The exterior is constructed not out of bronze but lightweight patinated aluminium, which was roller-brushed and then covered by thin wire mesh, which gives it a slightly ghostly character, as if the original buildings had evaporated, retaining only a ghostly simulacrum.

It is curiously and unexpectedly successful because it is not a straightforward replica as the conservation officers may have wanted but a building which attracts the eye — a modern re-invention of the previous semi-industrial building types with some unexpected mannerist detailing inspired by the work of Giulio Romano.

It was originally going to be leased by Ocado but David Durlacher, the chief executive of Julius Baer, a Swiss private bank, was looking for a new corporate headquarters in the neighbourhood and decided this was the perfect way to attract his workforce back into the office after Covid: more interesting than the bland corporate headquarters occupied by his competitors, more like somewhere on a street corner in Basel or Zurich than the Square Mile.

They converted the interiors to keep some of their industrial character, with concrete columns alongside the mid-century modern office furniture. It belongs to the new world of the small-scale entrepreneur and tech investor, instead of the innate conservatism of traditional Anglo-American corporate clients.
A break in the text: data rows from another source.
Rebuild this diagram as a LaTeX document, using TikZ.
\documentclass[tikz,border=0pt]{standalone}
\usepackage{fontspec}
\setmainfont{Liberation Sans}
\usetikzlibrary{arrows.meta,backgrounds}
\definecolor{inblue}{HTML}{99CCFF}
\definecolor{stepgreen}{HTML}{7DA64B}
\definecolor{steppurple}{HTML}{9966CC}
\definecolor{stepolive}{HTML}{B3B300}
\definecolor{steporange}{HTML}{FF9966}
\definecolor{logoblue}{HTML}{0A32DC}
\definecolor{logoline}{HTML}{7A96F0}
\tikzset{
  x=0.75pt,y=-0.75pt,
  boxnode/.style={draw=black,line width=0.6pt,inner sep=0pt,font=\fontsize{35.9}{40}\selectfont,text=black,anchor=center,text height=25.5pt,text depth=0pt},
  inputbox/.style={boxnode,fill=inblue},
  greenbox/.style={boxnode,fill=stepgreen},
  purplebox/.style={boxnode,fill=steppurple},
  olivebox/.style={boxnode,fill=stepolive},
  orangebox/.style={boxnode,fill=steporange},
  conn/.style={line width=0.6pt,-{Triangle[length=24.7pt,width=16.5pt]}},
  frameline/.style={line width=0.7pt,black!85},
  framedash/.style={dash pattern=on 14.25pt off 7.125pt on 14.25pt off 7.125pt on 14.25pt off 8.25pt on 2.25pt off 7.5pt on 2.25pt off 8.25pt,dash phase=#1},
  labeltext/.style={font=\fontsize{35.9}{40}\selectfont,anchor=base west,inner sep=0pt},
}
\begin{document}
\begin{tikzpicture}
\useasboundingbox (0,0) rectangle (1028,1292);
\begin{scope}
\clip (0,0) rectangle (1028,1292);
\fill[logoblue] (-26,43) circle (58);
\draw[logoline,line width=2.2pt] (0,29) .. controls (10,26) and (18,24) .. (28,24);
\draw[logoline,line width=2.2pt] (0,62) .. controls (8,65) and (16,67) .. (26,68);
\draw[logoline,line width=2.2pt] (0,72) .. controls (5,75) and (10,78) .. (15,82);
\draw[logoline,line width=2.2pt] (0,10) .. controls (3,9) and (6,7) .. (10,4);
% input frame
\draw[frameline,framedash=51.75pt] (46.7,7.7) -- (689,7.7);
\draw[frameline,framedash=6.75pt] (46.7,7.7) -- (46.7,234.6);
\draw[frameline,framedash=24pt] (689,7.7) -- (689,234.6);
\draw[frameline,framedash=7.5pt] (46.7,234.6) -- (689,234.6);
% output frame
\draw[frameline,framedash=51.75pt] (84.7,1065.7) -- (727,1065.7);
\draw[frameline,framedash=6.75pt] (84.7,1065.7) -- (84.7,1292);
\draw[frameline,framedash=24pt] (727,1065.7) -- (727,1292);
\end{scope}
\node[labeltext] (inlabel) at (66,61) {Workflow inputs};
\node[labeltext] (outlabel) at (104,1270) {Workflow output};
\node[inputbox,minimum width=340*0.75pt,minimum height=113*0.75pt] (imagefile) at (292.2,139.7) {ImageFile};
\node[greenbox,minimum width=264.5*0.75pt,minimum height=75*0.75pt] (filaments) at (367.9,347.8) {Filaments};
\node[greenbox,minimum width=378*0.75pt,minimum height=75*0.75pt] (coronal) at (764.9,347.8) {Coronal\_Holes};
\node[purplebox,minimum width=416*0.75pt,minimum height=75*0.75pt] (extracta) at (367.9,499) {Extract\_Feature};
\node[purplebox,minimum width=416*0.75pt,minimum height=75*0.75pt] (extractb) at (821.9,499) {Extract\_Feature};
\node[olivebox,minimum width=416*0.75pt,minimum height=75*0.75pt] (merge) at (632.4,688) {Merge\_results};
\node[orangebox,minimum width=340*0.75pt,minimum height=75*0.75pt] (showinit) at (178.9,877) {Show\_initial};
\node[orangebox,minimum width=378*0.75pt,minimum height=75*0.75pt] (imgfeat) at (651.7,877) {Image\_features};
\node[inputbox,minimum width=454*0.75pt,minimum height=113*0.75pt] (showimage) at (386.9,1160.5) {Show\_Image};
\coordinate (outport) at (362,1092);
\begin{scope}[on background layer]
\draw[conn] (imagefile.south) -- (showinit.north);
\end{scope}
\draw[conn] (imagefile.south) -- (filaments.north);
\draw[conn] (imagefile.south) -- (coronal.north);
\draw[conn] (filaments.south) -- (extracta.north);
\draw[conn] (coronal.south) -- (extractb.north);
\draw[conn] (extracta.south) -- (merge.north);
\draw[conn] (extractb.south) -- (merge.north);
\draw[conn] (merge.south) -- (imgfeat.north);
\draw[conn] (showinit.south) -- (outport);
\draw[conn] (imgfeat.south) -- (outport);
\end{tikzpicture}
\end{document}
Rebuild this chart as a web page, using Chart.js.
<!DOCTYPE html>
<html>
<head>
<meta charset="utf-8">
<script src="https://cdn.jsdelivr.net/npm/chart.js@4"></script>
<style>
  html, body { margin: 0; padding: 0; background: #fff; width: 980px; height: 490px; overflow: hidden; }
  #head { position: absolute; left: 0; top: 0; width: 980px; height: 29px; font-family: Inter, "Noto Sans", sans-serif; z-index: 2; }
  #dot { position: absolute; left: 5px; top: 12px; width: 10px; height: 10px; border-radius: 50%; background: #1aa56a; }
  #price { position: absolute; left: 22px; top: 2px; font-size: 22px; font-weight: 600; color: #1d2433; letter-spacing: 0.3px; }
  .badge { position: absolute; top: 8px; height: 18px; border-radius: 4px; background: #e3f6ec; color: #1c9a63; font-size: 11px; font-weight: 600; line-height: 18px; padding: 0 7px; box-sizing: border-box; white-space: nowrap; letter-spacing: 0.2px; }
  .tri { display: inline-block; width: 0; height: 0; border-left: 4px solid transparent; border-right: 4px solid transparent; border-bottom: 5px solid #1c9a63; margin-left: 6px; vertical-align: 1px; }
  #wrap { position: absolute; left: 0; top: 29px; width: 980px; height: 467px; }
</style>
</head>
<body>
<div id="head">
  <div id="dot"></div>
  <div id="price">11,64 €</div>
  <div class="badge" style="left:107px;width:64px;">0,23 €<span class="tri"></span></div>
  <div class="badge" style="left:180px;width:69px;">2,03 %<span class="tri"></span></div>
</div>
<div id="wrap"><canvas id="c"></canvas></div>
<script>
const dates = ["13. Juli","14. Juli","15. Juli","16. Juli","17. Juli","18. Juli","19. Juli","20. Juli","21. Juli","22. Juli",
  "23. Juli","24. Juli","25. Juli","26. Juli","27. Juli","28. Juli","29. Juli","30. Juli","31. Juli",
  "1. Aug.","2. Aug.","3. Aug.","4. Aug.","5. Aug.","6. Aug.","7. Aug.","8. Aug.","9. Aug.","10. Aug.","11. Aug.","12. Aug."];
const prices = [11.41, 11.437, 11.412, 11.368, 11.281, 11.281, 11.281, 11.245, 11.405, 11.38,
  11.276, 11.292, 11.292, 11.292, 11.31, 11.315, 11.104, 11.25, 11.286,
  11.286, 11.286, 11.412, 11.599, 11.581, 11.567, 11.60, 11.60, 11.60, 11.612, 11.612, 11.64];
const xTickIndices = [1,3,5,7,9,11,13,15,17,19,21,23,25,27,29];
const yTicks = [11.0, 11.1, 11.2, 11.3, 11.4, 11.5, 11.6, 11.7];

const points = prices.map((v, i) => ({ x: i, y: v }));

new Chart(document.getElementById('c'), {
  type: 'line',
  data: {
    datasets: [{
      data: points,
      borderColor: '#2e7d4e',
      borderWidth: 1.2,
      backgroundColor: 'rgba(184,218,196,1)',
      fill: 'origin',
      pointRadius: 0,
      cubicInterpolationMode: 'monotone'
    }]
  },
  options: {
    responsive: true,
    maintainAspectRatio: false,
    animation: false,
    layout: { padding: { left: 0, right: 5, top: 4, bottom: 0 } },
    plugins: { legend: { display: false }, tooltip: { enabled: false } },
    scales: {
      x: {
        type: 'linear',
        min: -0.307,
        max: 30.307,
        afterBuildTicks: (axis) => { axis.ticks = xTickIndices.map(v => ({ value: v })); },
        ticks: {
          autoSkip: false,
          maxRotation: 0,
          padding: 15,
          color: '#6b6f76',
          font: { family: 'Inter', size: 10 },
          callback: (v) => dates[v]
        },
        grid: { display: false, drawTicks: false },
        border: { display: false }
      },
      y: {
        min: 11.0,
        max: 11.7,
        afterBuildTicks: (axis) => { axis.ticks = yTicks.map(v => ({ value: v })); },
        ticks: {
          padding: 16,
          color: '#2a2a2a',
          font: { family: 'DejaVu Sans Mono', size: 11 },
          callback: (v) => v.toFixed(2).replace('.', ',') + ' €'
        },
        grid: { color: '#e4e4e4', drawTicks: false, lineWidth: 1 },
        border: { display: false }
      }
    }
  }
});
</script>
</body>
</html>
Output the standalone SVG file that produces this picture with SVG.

It is quite clear from standing on the street outside that people find it interesting; they can’t quite work out what sort of building it is. I think it is a good precedent for new architecture in having a degree of historical reference but being a new invention, respecting, and adding to, its surroundings.

So, the question now is what the judges of the Stirling Prize will make of it? Will it just be lost in the crowd of new schemes?

It contravenes all the orthodoxies of modernism in being a film-style, neo-Edwardian exterior, an intervention into its surroundings rather than politely nondescript, with fictional detailing.

The exterior of Bleeding Heart Yard uses aluminum to mimic the stone facades of the past, reinstating the historic character of Greville Street (Photo credit: Timothy Soar/The Architect’s Newspaper)

At the same time, it demonstrates that it is possible to re-purpose the most boring type of existing modern office block and convert it into Class-A office accommodation for the smartest possible corporate client, attracting a bank out of the City into the purlieus of Hatton Garden.

Not least, it has a first-class French restaurant, the Bleeding Heart Bistro, immediately next door.